Researchers compared absolute number of invasive melanomas in the United States in 2016 with similar data from 2009.
Lifetime risk of developing a melanoma was calculated based on estimated annual incidence, average life expectancy and base year’s U.S. population after adjustments.
The researchers estimated that 76,380 Americans will be diagnosed with invasive melanoma in 2016.
There was a one in 54 current lifetime risk of an American developing invasive melanoma in 2016 compared with a one in 58 risk reported in 2009. The lifetime risk of developing in situ melanoma rose from one in 78 in 2009 to 1 in 58 in 2016.
When including an estimated 47,489 cases of in situ melanoma in 2016, the lifetime risk for being diagnosed with invasive or in situ melanoma is one in 28.
There was an increase of 1.5% compound annual growth rate in the annual number of population-adjusted melanoma deaths, with an estimated 10,130 Americans who will die from melanoma in 2016, compared with 8,650 in 2009.

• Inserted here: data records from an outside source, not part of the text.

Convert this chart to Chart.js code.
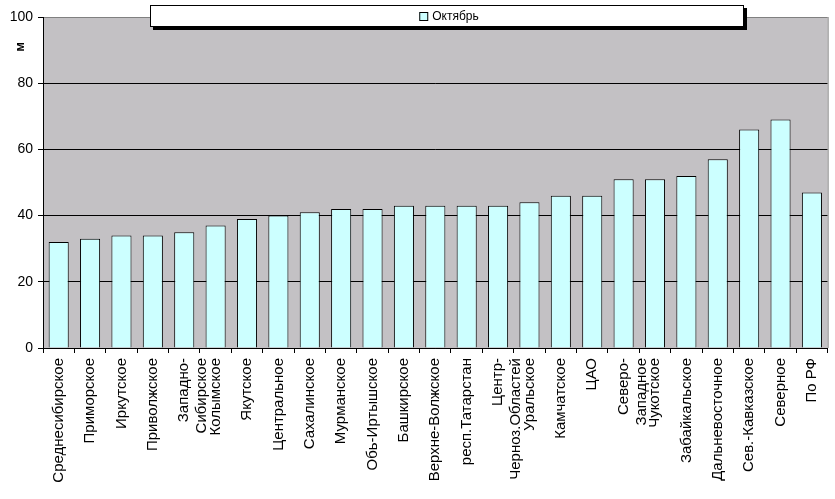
<!DOCTYPE html>
<html><head><meta charset="utf-8">
<script src="https://cdn.jsdelivr.net/npm/chart.js@4.4.0/dist/chart.umd.min.js"></script>
<style>html,body{margin:0;padding:0;background:#fff;}#wrap{width:835px;height:499px;}</style>
</head><body><div id="wrap"><canvas id="c" width="835" height="499"></canvas></div>
<script>
const categories = [
  'Среднесибирское', 'Приморское', 'Иркутское', 'Приволжское', ['Западно-', 'Сибирское'],
  'Колымское', 'Якутское', 'Центральное', 'Сахалинское', 'Мурманское',
  'Обь-Иртышское', 'Башкирское', 'Верхне-Волжское', 'респ.Татарстан', ['Центр-', 'Черноз.Областей'],
  'Уральское', 'Камчатское', 'ЦАО', ['Северо-', 'Западное'], 'Чукотское',
  'Забайкальское', 'Дальневосточное', 'Сев.-Кавказское', 'Северное', 'По РФ'
];
const octoberValues = [32, 33, 34, 34, 35, 37, 39, 40, 41, 42, 42, 43, 43, 43, 43, 44, 46, 46, 51, 51, 52, 57, 66, 69, 47];
const seriesName = 'Октябрь';
const yAxisTitle = 'м';
const yTicks = [0, 20, 40, 60, 80, 100];

const FONT = 'Liberation Sans, Arial, sans-serif';
const BAR = '#ccffff';

const decor = {
  id: 'decor',
  beforeDraw(chart) {
    const {ctx, chartArea: a} = chart;
    ctx.save();
    ctx.fillStyle = '#c3c1c4';
    ctx.fillRect(a.left, a.top, a.right - a.left, a.bottom - a.top);
    ctx.restore();
  },
  afterDraw(chart) {
    const {ctx, chartArea: a} = chart;
    ctx.save();
    ctx.strokeStyle = '#808080';
    ctx.lineWidth = 1;
    ctx.beginPath();
    ctx.moveTo(a.right + 0.5, a.top);
    ctx.lineTo(a.right + 0.5, a.bottom);
    ctx.stroke();
    ctx.fillStyle = '#000';
    ctx.font = 'bold 13px ' + FONT;
    ctx.translate(20, 47);
    ctx.rotate(-Math.PI / 2);
    ctx.textAlign = 'center';
    ctx.textBaseline = 'middle';
    ctx.fillText(yAxisTitle, 0, 0);
    ctx.restore();
    ctx.save();
    const lx = 150, ly = 5, lw = 594, lh = 22;
    ctx.fillStyle = '#000';
    ctx.fillRect(lx + 3, ly + 3, lw, lh);
    ctx.fillStyle = '#fff';
    ctx.fillRect(lx, ly, lw, lh);
    ctx.strokeStyle = '#000';
    ctx.lineWidth = 1;
    ctx.strokeRect(lx + 0.5, ly + 0.5, lw - 1, lh - 1);
    ctx.font = '12px ' + FONT;
    const label = chart.data.datasets[0].label;
    const tw = ctx.measureText(label).width;
    const total = 9 + 4 + tw;
    const sx = lx + lw / 2 - total / 2 + 2;
    ctx.fillStyle = BAR;
    ctx.fillRect(sx, ly + 7, 9, 9);
    ctx.strokeRect(sx + 0.5, ly + 7.5, 8, 8);
    ctx.fillStyle = '#000';
    ctx.textBaseline = 'middle';
    ctx.fillText(label, sx + 13, ly + lh / 2 + 0.5);
    ctx.restore();
  }
};

new Chart(document.getElementById('c'), {
  type: 'bar',
  data: {
    labels: categories,
    datasets: [{
      label: seriesName,
      data: octoberValues,
      backgroundColor: BAR,
      borderColor: '#000',
      borderWidth: 1,
      barPercentage: 0.64,
      categoryPercentage: 1
    }]
  },
  options: {
    responsive: false,
    animation: false,
    layout: {padding: {top: 17, right: 4, left: 0, bottom: 0}},
    plugins: {legend: {display: false}, tooltip: {enabled: false}},
    scales: {
      x: {
        offset: true,
        afterFit(s) { s.height = 151; },
        grid: {offset: true, drawOnChartArea: false, color: '#000', tickLength: 5, tickColor: '#000'},
        border: {color: '#000'},
        ticks: {
          color: '#000', font: {family: FONT, size: 15},
          minRotation: 90, maxRotation: 90, autoSkip: false, padding: 5
        }
      },
      y: {
        min: 0, max: 100,
        afterFit(s) { s.width = 43; },
        afterBuildTicks(s) { s.ticks = yTicks.map(v => ({value: v})); },
        grid: {
          color: c => (c.tick && c.tick.value === 100) ? '#808080' : '#000',
          tickLength: 5, tickColor: '#000'
        },
        border: {color: '#000'},
        ticks: {color: '#000', font: {family: FONT, size: 14}, padding: 5}
      }
    }
  },
  plugins: [decor]
});
</script></body></html>
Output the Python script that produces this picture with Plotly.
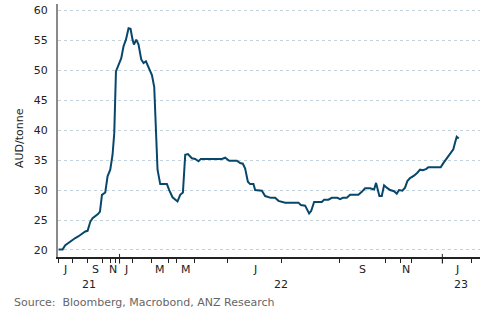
import plotly.graph_objects as go

# observation index (irregular sampling) and coal price, AUD/tonne
obs_index = [0.3, 2.3, 3.65, 5.3, 7.0, 8.65, 10.3, 12.0, 13.65, 14.8, 16.15, 17.3, 18.65, 20.0, 21.0,
             22.0, 23.65, 24.8, 26.15, 27.3, 28.15, 29.0, 30.3, 31.65, 32.8, 34.0, 35.3, 36.3, 37.3, 38.0,
             39.15, 40.3, 41.65, 42.8, 44.0, 45.3, 47.0, 48.15, 49.0, 49.8, 51.15, 54.5, 55.65, 57.3, 59.8,
             61.15, 62.5, 63.65, 65.0, 67.0, 68.65, 70.3, 71.5, 82.0, 83.65, 85.65, 89.5, 91.15, 92.5, 93.65,
             95.0, 96.15, 97.8, 98.65, 102.0, 103.65, 106.5, 108.65, 110.3, 112.0, 113.65, 120.3, 121.5,
             123.65, 124.8, 125.65, 126.65, 128.15, 132.0, 133.15, 135.3, 137.0, 139.8, 141.15, 142.5,
             144.5, 146.15, 150.3, 152.0, 153.65, 156.15, 158.15, 159.15, 159.8, 160.8, 162.0, 163.15,
             164.5, 166.15, 168.15, 169.5, 170.65, 172.3, 173.65, 174.8, 176.15, 178.15, 179.8, 181.15,
             182.5, 184.15, 185.3, 191.5, 192.8, 194.5, 196.15, 197.8, 198.65, 199.5, 200.5]
price = [20.1, 20.1, 20.8, 21.2, 21.7, 22.0, 22.3, 22.7, 23.1, 23.2, 24.7, 25.3, 25.6, 26.0, 26.4,
         29.2, 29.6, 32.3, 33.4, 35.9, 39.5, 49.8, 50.9, 52.0, 54.0, 55.1, 57.0, 56.9, 55.1, 54.3,
         55.1, 54.3, 51.8, 51.2, 51.5, 50.4, 49.2, 47.2, 39.5, 33.4, 31.0, 31.0, 30.0, 28.8, 28.1,
         29.2, 29.6, 35.9, 36.0, 35.3, 35.2, 34.8, 35.2, 35.2, 35.4, 34.9, 34.9, 34.5, 34.4, 33.6,
         31.4, 31.0, 31.0, 30.0, 29.9, 29.0, 28.7, 28.7, 28.2, 28.0, 27.9, 27.9, 27.5,
         27.4, 26.7, 26.1, 26.5, 28.0, 28.0, 28.4, 28.4, 28.7, 28.7, 28.5, 28.7,
         28.7, 29.2, 29.2, 29.7, 30.3, 30.3, 30.1, 31.2, 30.1, 29.0, 29.0, 30.8,
         30.4, 30.0, 29.8, 29.4, 30.0, 29.9, 30.4, 31.5, 32.0, 32.4, 32.9, 33.4,
         33.3, 33.5, 33.8, 33.8, 34.5, 35.3, 36.0, 36.8, 37.9, 38.9, 38.6]

# month boundaries on the observation axis (Jul 2021 .. Feb 2023)
month_start = [0, 7.5, 15, 22.5, 26.15, 28.65, 30.8, 37.5, 47, 55.3, 59.5, 68.3, 85, 112,
               140.8, 163.65, 171.5, 177, 192.3, 206.65]
month_letter = ["J", "A", "S", "O", "N", "D", "J", "F", "M", "A", "M", "J", "J", "A",
                "S", "O", "N", "D", "J", "F"]
axis_end = 211.15
year_label = ["21", "22", "23"]
year_start_month = [0, 6, 18]

y_ticks = [20, 25, 30, 35, 40, 45, 50, 55, 60]

FONT = "DejaVu Sans"
LINE = "#08476b"
FS = 11

fig = go.Figure()
fig.add_trace(go.Scatter(x=obs_index, y=price, mode="lines",
                         line=dict(color=LINE, width=2), hoverinfo="skip", showlegend=False))

bounds = month_start + [axis_end]
annotations = []
for i, letter in enumerate(month_letter):
    if i % 2 == 0 and i + 1 < len(bounds):
        c = (bounds[i] + bounds[i + 1]) / 2
        annotations.append(dict(x=c, y=0, xref="x", yref="paper", text=letter, showarrow=False,
                                yanchor="middle", yshift=-12, font=dict(family=FONT, size=FS, color="#222")))
ys = [month_start[m] for m in year_start_month] + [axis_end]
for k, lab in enumerate(year_label):
    c = (ys[k] + ys[k + 1]) / 2
    annotations.append(dict(x=c, y=0, xref="x", yref="paper", text=lab, showarrow=False,
                            yanchor="middle", yshift=-27, font=dict(family=FONT, size=FS, color="#222")))
annotations.append(dict(x=0, y=0, xref="paper", yref="paper", text="Source:  Bloomberg, Macrobond, ANZ Research",
                        showarrow=False, xanchor="left", yanchor="middle", xshift=-46, yshift=-45,
                        font=dict(family=FONT, size=FS, color="#666")))
annotations.append(dict(x=0, y=0.47, xref="paper", yref="paper", text="AUD/tonne", textangle=-90,
                        showarrow=False, xanchor="center", xshift=-39, font=dict(family=FONT, size=FS, color="#222")))

shapes = []
for m in year_start_month[1:]:
    shapes.append(dict(type="line", xref="x", yref="paper", x0=month_start[m], x1=month_start[m],
                       y0=-0.026, y1=0.012, line=dict(color="#222", width=1)))

fig.update_layout(
    width=489, height=336,
    margin=dict(l=58, r=9, t=4, b=79),
    plot_bgcolor="white", paper_bgcolor="white",
    font=dict(family=FONT, size=FS, color="#222"),
    annotations=annotations, shapes=shapes,
    xaxis=dict(range=[0, axis_end], tickmode="array", tickvals=month_start, showticklabels=False,
               ticks="outside", ticklen=4, tickcolor="#222", showgrid=False, zeroline=False,
               showline=True, linecolor="#222", linewidth=1.5),
    yaxis=dict(range=[18.83, 61.05], tickmode="array", tickvals=y_ticks, ticks="", ticklabelstandoff=6,
               showgrid=True, gridcolor="#c2d3de", griddash="dot", gridwidth=1, zeroline=False,
               showline=True, linecolor="#8a8a8a", linewidth=2,
               tickfont=dict(family=FONT, size=FS, color="#222")),
)

fig.write_html("out.html")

“The overall burden of disease for melanoma is increasing and rising rates are not simply artifact owing to increased detection of indolent disease,” the researchers wrote. “Despite the 2014 Surgeon General’s Call to Action to Prevent Skin Cancer, this study’s results demonstrate that the incidence of invasive melanoma in the United States is increasing on a lesser trajectory in the last 7 years than the mortality rate, suggesting that we may not yet be seeing the effect of earlier detection on melanoma mortality.” – by Bruce Thiel
Disclosure: The researchers report no financial disclosures.